High School Data Science Projects
Overview
This is a collection of data science projects I completed for assignments during high school. These projects demonstrate fundamental data science techniques including data cleaning, exploratory data analysis, statistical modeling, and data visualization using Python’s scientific computing ecosystem.
Tools and Technologies
The projects utilize a comprehensive data science stack:
- Python - Core programming language
- Pandas - Data manipulation and analysis
- GeoPandas - Geospatial data processing
- NumPy - Numerical computing
- Scikit-learn - Machine learning algorithms
- Matplotlib - Static visualizations
- Seaborn - Statistical data visualization
Project Highlights
Data Analysis and Cleaning
Each project involved working with real-world datasets that required extensive cleaning and preprocessing.

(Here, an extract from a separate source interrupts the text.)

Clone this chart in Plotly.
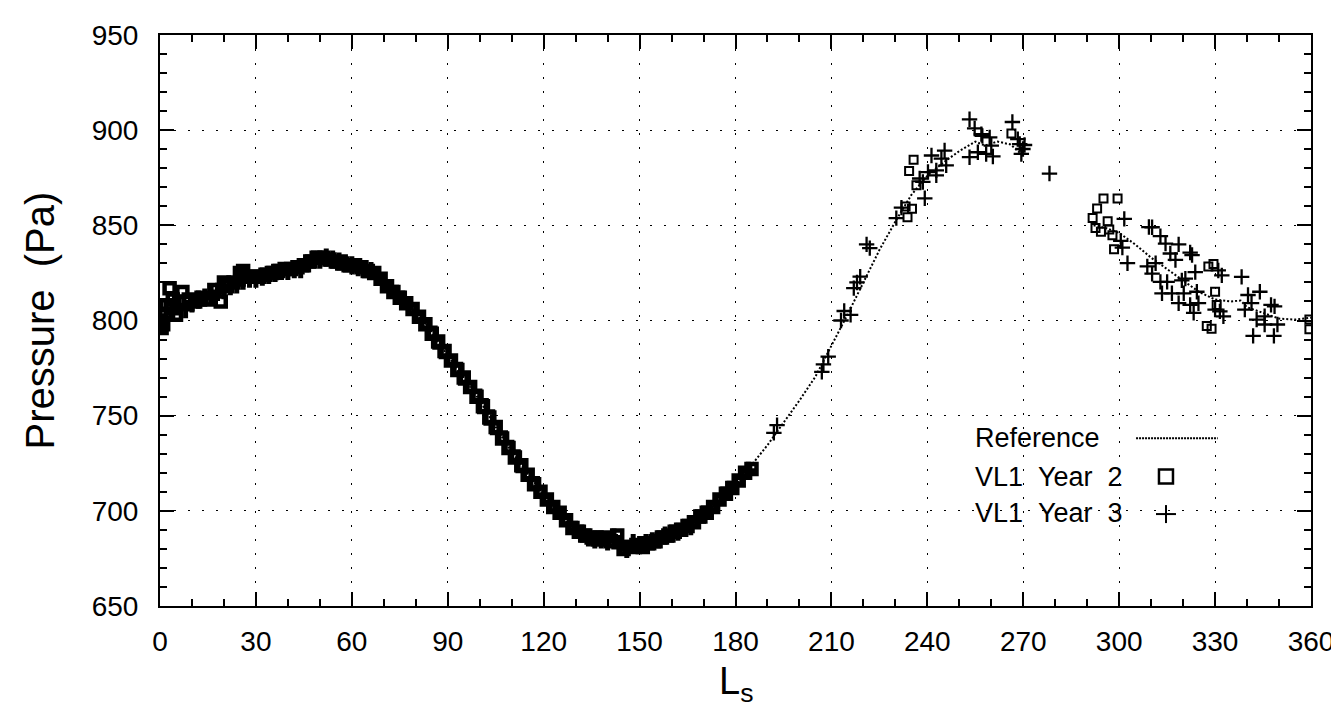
import plotly.graph_objects as go

# Reference annual pressure curve (Ls in degrees, pressure in Pa)
ref_ls = [0, 5, 10, 15, 20, 25, 30, 35, 40, 45, 48, 52, 56, 60, 65, 70, 75, 80, 85, 90,
          95, 100, 105, 110, 115, 120, 125, 130, 135, 140, 145, 150, 155, 160, 165, 170,
          175, 180, 185, 190, 195, 200, 205, 210, 215, 220, 225, 230, 235, 240, 245, 250,
          255, 258, 262, 266, 270, None, 292, 296, 300, 305, 310, 315, 320, 325, 330, 335,
          338, 340, 345, 350, 355, 360]
ref_p = [802, 806, 809, 813, 817, 820, 822, 824.5, 826.5, 828.5, 831, 832.5, 831.5, 829.5,
         827, 821, 813.5, 805, 794, 781.5, 770, 758, 744, 731, 719.5, 708.5, 699, 691, 686,
         684.5, 682, 682, 684, 687.5, 691, 698, 706.5, 715, 724, 734.5, 746, 758, 770.5,
         786.5, 803, 820, 837, 852, 866, 876, 883, 889, 894, 892, 894, 892.5, 886.5, None,
         850, 848.5, 846, 840, 833, 827, 821, 815, 811, 810, 810.5, 807, 804, 801, 800.5,
         801.5]

# VL1 Year 2 (squares) - daily-dense stretch up to Ls 185, then sparse points
y2_ls = [0, 0.5, 1, 2, 3, 4, 5, 6, 7, 9, 11, 13, 15, 17, 19, 20, 21, 23, 25, 26, 27, 29,
         31, 33, 35, 37, 39, 41, 43, 45, 47, 49, 51, 53, 55, 57, 59, 61, 63, 65, 67, 69,
         71, 73, 75, 77, 79, 81, 83, 85, 87, 89, 91, 93, 95, 97, 99, 101, 103, 105, 107,
         109, 111, 113, 115, 117, 119, 121, 123, 125, 127, 129, 131, 133, 135, 137, 139,
         141, 143, 145, 147, 149, 151, 153, 155, 157, 159, 161, 163, 165, 167, 169, 171,
         173, 175, 177, 179, 181, 183, 185,
         233.2, 233.8, 234.3, 235.2, 235.7, 236.6, 266.3,
         291.7, 292.6, 293.1, 294.3, 295.1, 296.4, 296.9, 297.9, 298.4, 299.5,
         327.4, 327.9, 328.9, 329.5, 330.0, 330.5, 359.5, 359.5]
y2_p = [800, 796, 798, 808, 817, 811, 803, 810, 815, 811, 810, 812, 811, 816, 810, 820,
        818, 820, 825, 826, 823, 823, 823, 824, 825, 826, 827, 827, 828, 829, 831, 833,
        833, 832, 831, 830, 829, 829, 828, 826, 825, 822, 818, 815, 812, 809, 806, 802,
        798, 793, 789, 784, 779, 774, 770, 765, 760, 755, 749, 744, 738, 733, 728, 724,
        719, 714, 710, 706, 702, 699, 695, 691, 689, 687, 686, 685, 686, 684, 687, 680,
        681, 682, 681, 683, 684, 686, 687, 689, 690, 692, 694, 697, 699, 702, 706, 709,
        712, 716, 720, 722,
        859.9, 854.3, 878.5, 858.7, 884.4, 871.1, 898.3,
        853.8, 848.6, 858.9, 846.6, 864.1, 852.1, 847.8, 844.8, 837.5, 864.1,
        797.1, 828.4, 795.7, 829.7, 815.1, 808.2, 795.4, 800.5]
Y2_DENSE = 100  # first 100 points form the dense band

# VL1 Year 3 (crosses)
y3_ls = [0, 2, 4, 6, 8, 10, 12, 14, 16, 18, 20, 22, 24, 26, 28, 30, 32, 34, 36, 38, 40,
         42, 44, 46, 48, 50, 52, 54, 56, 58, 60, 62, 64, 66, 68, 70, 72, 74, 76, 78, 80,
         82, 84, 86, 88, 90, 92, 94, 96, 98, 100, 102, 104, 106, 108, 110, 112, 114, 116,
         118, 120, 122, 124, 126, 128, 130, 132, 134, 136, 138, 140, 142, 144, 146, 148,
         150, 152, 154, 156, 158, 160, 162, 164, 166, 168, 170, 172, 174, 176, 178, 180,
         182, 184,
         192, 193, 207, 207.5, 209, 213, 214, 216, 217, 218, 219, 221, 222,
         230.3, 231.9, 237.6, 238.6, 239.2, 240.2, 241.3, 242.8, 242.8, 244.4, 245.4,
         245.9, 253.2, 253.2, 254.8, 255.8, 256.9, 257.2, 258.4, 259.5, 260.0, 260.5,
         266.6, 268.3, 268.9, 269.4, 269.9, 270.4, 278.2,
         300.5, 301.0, 301.6, 302.6, 308.8, 309.3, 310.3, 310.3, 311.4, 312.9, 312.9,
         313.4, 314.5, 315.0, 316.0, 316.5, 317.6, 318.6, 318.6, 319.6, 320.2, 320.7,
         322.2, 322.2, 322.8, 323.3, 323.8, 324.3, 324.8, 330.0, 331.0, 331.5, 332.1,
         332.6, 338.3, 339.3, 340.3, 341.4, 341.9, 343.0, 344.0, 345.5, 345.5, 347.5,
         348.4, 348.6, 349.5]
y3_p = [801, 806, 804, 808, 806, 809, 811, 812, 814, 815, 816, 818, 819, 821, 822, 822,
        823, 824, 825, 826, 826, 827, 827, 830, 832, 832, 833, 832, 831, 830, 829, 828,
        827, 826, 823, 820, 817, 814, 811, 808, 804, 800, 796, 791, 786, 781, 777, 772,
        767, 763, 758, 752, 746, 741, 736, 731, 726, 721, 717, 712, 708, 704, 700, 697,
        693, 690, 688, 686, 685, 685, 684, 686, 681, 680, 683, 682, 683, 684, 685, 687,
        688, 689, 691, 692, 696, 698, 700, 704, 708, 711, 714, 718, 721,
        741, 745, 773, 777, 781, 800, 805, 803, 817, 820, 823, 840, 838,
        853.8, 859.3, 874.6, 872.8, 864.2, 878.0, 886.7, 878.9, 876.3, 885.0, 889.3,
        881.5, 905.7, 885.8, 900.9, 888.4, 897.9, 897.0, 887.5, 896.2, 891.9, 886.2,
        904.3, 895.3, 892.7, 887.5, 890.1, 892.2, 877.2,
        841.8, 838.3, 853.4, 830.1, 828.4, 849.1, 849.0, 824.6, 830.1, 844.3, 820.3,
        814.3, 840.4, 820.3, 835.2, 814.3, 831.8, 840.0, 809.1, 821.1, 814.3, 822.0,
        835.7, 808.2, 834.4, 804.0, 825.4, 815.1, 809.1, 805.7, 826.3, 804.8, 823.7,
        802.2, 822.9, 805.7, 813.4, 809.1, 791.9, 800.5, 815.1, 797.9, 802.2, 808.2,
        791.9, 807.4, 797.9]
Y3_DENSE = 93

x_ticks = [0, 30, 60, 90, 120, 150, 180, 210, 240, 270, 300, 330, 360]
y_ticks = [650, 700, 750, 800, 850, 900, 950]

FONT = "Liberation Sans"
NB = "\u00a0"

fig = go.Figure()
fig.add_trace(go.Scatter(x=ref_ls, y=ref_p, mode='lines', name='Reference',
                         line=dict(color='black', width=2, dash='2px,2px')))

# dense stretch: markers overprint each other into a solid band
fig.add_trace(go.Scatter(x=y2_ls[:Y2_DENSE], y=y2_p[:Y2_DENSE], mode='markers',
                         name='VL1 Year 2',
                         marker=dict(symbol='square-open', size=10, color='black',
                                     line=dict(color='black', width=4.5))))
fig.add_trace(go.Scatter(x=y3_ls[:Y3_DENSE], y=y3_p[:Y3_DENSE], mode='markers',
                         name='VL1 Year 3',
                         marker=dict(symbol='cross-thin', size=13, color='black',
                                     line=dict(color='black', width=5))))
# sparse points
fig.add_trace(go.Scatter(x=y2_ls[Y2_DENSE:], y=y2_p[Y2_DENSE:], mode='markers',
                         name='VL1 Year 2',
                         marker=dict(symbol='square-open', size=8, color='black',
                                     line=dict(color='black', width=2))))
fig.add_trace(go.Scatter(x=y3_ls[Y3_DENSE:], y=y3_p[Y3_DENSE:], mode='markers',
                         name='VL1 Year 3',
                         marker=dict(symbol='cross-thin', size=11, color='black',
                                     line=dict(color='black', width=2.3))))

axis_common = dict(showline=True, linecolor='black', linewidth=2, mirror='ticks',
                   ticks='inside', tickcolor='black', tickwidth=2, ticklen=14,
                   showgrid=True, gridcolor='black', gridwidth=1.3, griddash='2px,12px',
                   zeroline=False, tickfont=dict(family=FONT, size=28, color='black'))

fig.update_xaxes(range=[0, 360], tickvals=x_ticks, ticklabelstandoff=9,
                 minor=dict(dtick=10, ticks='inside', ticklen=7, tickwidth=2,
                            tickcolor='black', showgrid=False),
                 **axis_common)
fig.update_yaxes(range=[650, 950], tickvals=y_ticks, ticklabelstandoff=14,
                 minor=dict(dtick=10, ticks='inside', ticklen=7, tickwidth=2,
                            tickcolor='black', showgrid=False),
                 **axis_common)

# axis titles
fig.add_annotation(text="Pressure" + NB + NB + "(Pa)", xref='paper', yref='paper',
                   x=0, y=0.5, xanchor='center', yanchor='middle',
                   xshift=-121, textangle=-90, showarrow=False,
                   font=dict(family=FONT, size=40, color='black'))
fig.add_annotation(text="L<sub>s</sub>", xref='paper', yref='paper', x=0.5, y=0,
                   xanchor='center', yanchor='bottom', yshift=-104, showarrow=False,
                   font=dict(family=FONT, size=38, color='black'))

# legend drawn by hand: label on the left, sample on the right
leg_font = dict(family=FONT, size=27, color='black')
legend_labels = ["Reference",
                 "VL1" + NB + NB + "Year" + NB + NB + "2",
                 "VL1" + NB + NB + "Year" + NB + NB + "3"]
for label, ly in zip(legend_labels, [0.294, 0.2266, 0.163]):
    fig.add_annotation(text=label, xref='paper', yref='paper', x=0.7064, y=ly,
                       xanchor='left', yanchor='middle', showarrow=False, font=leg_font)
fig.add_shape(type='line', xref='paper', yref='paper', x0=0.848, x1=0.919,
              y0=0.294, y1=0.294, line=dict(color='black', width=2, dash='2px,1px'))
fig.add_shape(type='rect', xref='paper', yref='paper', xsizemode='pixel', ysizemode='pixel',
              xanchor=0.874, yanchor=0.2266, x0=-7, x1=7, y0=-7, y1=7,
              line=dict(color='black', width=2.5))
fig.add_shape(type='line', xref='paper', yref='paper', xsizemode='pixel', ysizemode='pixel',
              xanchor=0.874, yanchor=0.161, x0=-10, x1=10, y0=0, y1=0,
              line=dict(color='black', width=2))
fig.add_shape(type='line', xref='paper', yref='paper', xsizemode='pixel', ysizemode='pixel',
              xanchor=0.874, yanchor=0.161, x0=0, x1=0, y0=-9, y1=9,
              line=dict(color='black', width=2))

fig.update_layout(width=1339, height=709, showlegend=False,
                  margin=dict(l=152, r=36, t=20, b=111),
                  paper_bgcolor='white', plot_bgcolor='white',
                  font=dict(family=FONT, color='black'))

fig.write_html("out.html")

This included handling missing values, removing duplicates, normalizing data formats, and dealing with outliers.
Exploratory Data Analysis
Using visualization libraries like Matplotlib and Seaborn, I explored datasets to identify patterns, trends, and relationships. This involved creating histograms, scatter plots, correlation matrices, and distribution plots to better understand the underlying data structure.
Statistical Modeling
Applied various statistical techniques and machine learning algorithms from Scikit-learn to build predictive models. This included regression analysis, classification tasks, and clustering algorithms depending on the project requirements.
Geospatial Analysis
Some projects involved working with geographic data using GeoPandas, allowing for spatial analysis and the creation of choropleth maps and other geographic visualizations.
Learning Outcomes
Through these projects, I developed strong foundational skills in:
- Data wrangling and preprocessing
- Statistical analysis and hypothesis testing
- Machine learning model development and evaluation
- Data visualization and storytelling
- Python programming for data science
- Working with real-world messy datasets
Academic Context
These projects were completed as part of high school coursework, demonstrating early exposure to data science concepts and practical application of analytical techniques. They represent my initial steps into the field of data science and computational analysis.